-- begin --

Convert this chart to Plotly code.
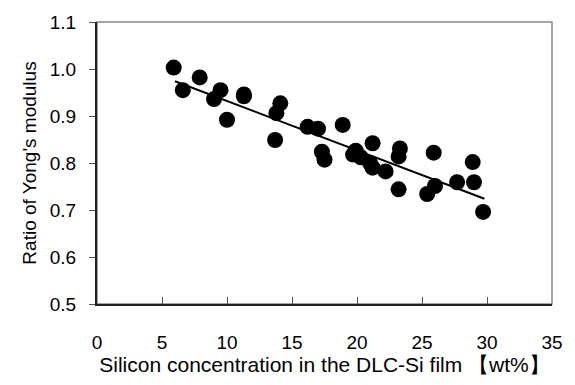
import plotly.graph_objects as go

si_wt = [5.9, 6.6, 7.9, 9.0, 9.5, 10.0, 11.3, 11.3, 13.7, 13.8, 14.1, 16.2, 17.0, 17.3, 17.5,
         18.9, 19.7, 19.9, 20.3, 21.2, 21.0, 21.2, 22.2, 23.3, 23.2, 23.2, 25.9, 26.0, 25.4,
         27.7, 28.9, 29.0, 29.7]
ratio = [1.003, 0.955, 0.982, 0.936, 0.955, 0.892, 0.946, 0.942, 0.849, 0.906, 0.927, 0.877,
         0.873, 0.824, 0.807, 0.881, 0.818, 0.826, 0.812, 0.842, 0.800, 0.790, 0.782, 0.831,
         0.814, 0.744, 0.822, 0.751, 0.734, 0.759, 0.802, 0.759, 0.696]
trend_x = [6.0, 29.8]
trend_y = [0.974, 0.724]
x_ticks = [0, 5, 10, 15, 20, 25, 30, 35]
y_ticks = [0.5, 0.6, 0.7, 0.8, 0.9, 1.0, 1.1]

FONT = "Liberation Sans, Arial, sans-serif"

fig = go.Figure()
fig.add_trace(go.Scatter(x=si_wt, y=ratio, mode="markers",
                         marker=dict(color="black", size=16, line=dict(width=0))))
fig.add_trace(go.Scatter(x=trend_x, y=trend_y, mode="lines",
                         line=dict(color="black", width=2)))

fig.update_layout(
    width=575, height=385,
    margin=dict(l=97, r=13, t=19, b=81),
    paper_bgcolor="white", plot_bgcolor="white",
    showlegend=False,
    font=dict(family=FONT, size=19, color="black"),
    shapes=[dict(type="rect", xref="paper", yref="paper", x0=0, y0=0, x1=1, y1=1,
                 line=dict(color="#888888", width=1.5), layer="below")],
)
fig.update_xaxes(range=[0, 35], tickvals=x_ticks, ticktext=[str(v) for v in x_ticks],
                 showgrid=False, zeroline=False, showline=True, linecolor="#222222", linewidth=2,
                 ticks="inside", ticklen=7, tickcolor="#555555", tickwidth=1,
                 ticklabelstandoff=20,
                 tickfont=dict(size=19, family=FONT),
                 title=dict(text="Silicon concentration in the DLC-Si film 【wt%】",
                            font=dict(size=21, family=FONT), standoff=5))
fig.update_yaxes(range=[0.5, 1.1], tickvals=y_ticks, ticktext=[f"{v:.1f}" for v in y_ticks],
                 showgrid=False, zeroline=False, showline=True, linecolor="#222222", linewidth=2,
                 ticks="outside", ticklen=6, tickcolor="#555555", tickwidth=1,
                 ticklabelstandoff=9,
                 tickfont=dict(size=19, family=FONT),
                 title=dict(text="Ratio of Yong's modulus", font=dict(size=19, family=FONT), standoff=8))

fig.write_html("out.html")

-- end --

> [What to produce] Make an exact copy of the data, leaving its pictures out.

> [Response to this task]
Convert this chart to Plotly code.
import plotly.graph_objects as go

si_wt = [5.9, 6.6, 7.9, 9.0, 9.5, 10.0, 11.3, 11.3, 13.7, 13.8, 14.1, 16.2, 17.0, 17.3, 17.5,
         18.9, 19.7, 19.9, 20.3, 21.2, 21.0, 21.2, 22.2, 23.3, 23.2, 23.2, 25.9, 26.0, 25.4,
         27.7, 28.9, 29.0, 29.7]
ratio = [1.003, 0.955, 0.982, 0.936, 0.955, 0.892, 0.946, 0.942, 0.849, 0.906, 0.927, 0.877,
         0.873, 0.824, 0.807, 0.881, 0.818, 0.826, 0.812, 0.842, 0.800, 0.790, 0.782, 0.831,
         0.814, 0.744, 0.822, 0.751, 0.734, 0.759, 0.802, 0.759, 0.696]
trend_x = [6.0, 29.8]
trend_y = [0.974, 0.724]
x_ticks = [0, 5, 10, 15, 20, 25, 30, 35]
y_ticks = [0.5, 0.6, 0.7, 0.8, 0.9, 1.0, 1.1]

FONT = "Liberation Sans, Arial, sans-serif"

fig = go.Figure()
fig.add_trace(go.Scatter(x=si_wt, y=ratio, mode="markers",
                         marker=dict(color="black", size=16, line=dict(width=0))))
fig.add_trace(go.Scatter(x=trend_x, y=trend_y, mode="lines",
                         line=dict(color="black", width=2)))

fig.update_layout(
    width=575, height=385,
    margin=dict(l=97, r=13, t=19, b=81),
    paper_bgcolor="white", plot_bgcolor="white",
    showlegend=False,
    font=dict(family=FONT, size=19, color="black"),
    shapes=[dict(type="rect", xref="paper", yref="paper", x0=0, y0=0, x1=1, y1=1,
                 line=dict(color="#888888", width=1.5), layer="below")],
)
fig.update_xaxes(range=[0, 35], tickvals=x_ticks, ticktext=[str(v) for v in x_ticks],
                 showgrid=False, zeroline=False, showline=True, linecolor="#222222", linewidth=2,
                 ticks="inside", ticklen=7, tickcolor="#555555", tickwidth=1,
                 ticklabelstandoff=20,
                 tickfont=dict(size=19, family=FONT),
                 title=dict(text="Silicon concentration in the DLC-Si film 【wt%】",
                            font=dict(size=21, family=FONT), standoff=5))
fig.update_yaxes(range=[0.5, 1.1], tickvals=y_ticks, ticktext=[f"{v:.1f}" for v in y_ticks],
                 showgrid=False, zeroline=False, showline=True, linecolor="#222222", linewidth=2,
                 ticks="outside", ticklen=6, tickcolor="#555555", tickwidth=1,
                 ticklabelstandoff=9,
                 tickfont=dict(size=19, family=FONT),
                 title=dict(text="Ratio of Yong's modulus", font=dict(size=19, family=FONT), standoff=8))

fig.write_html("out.html")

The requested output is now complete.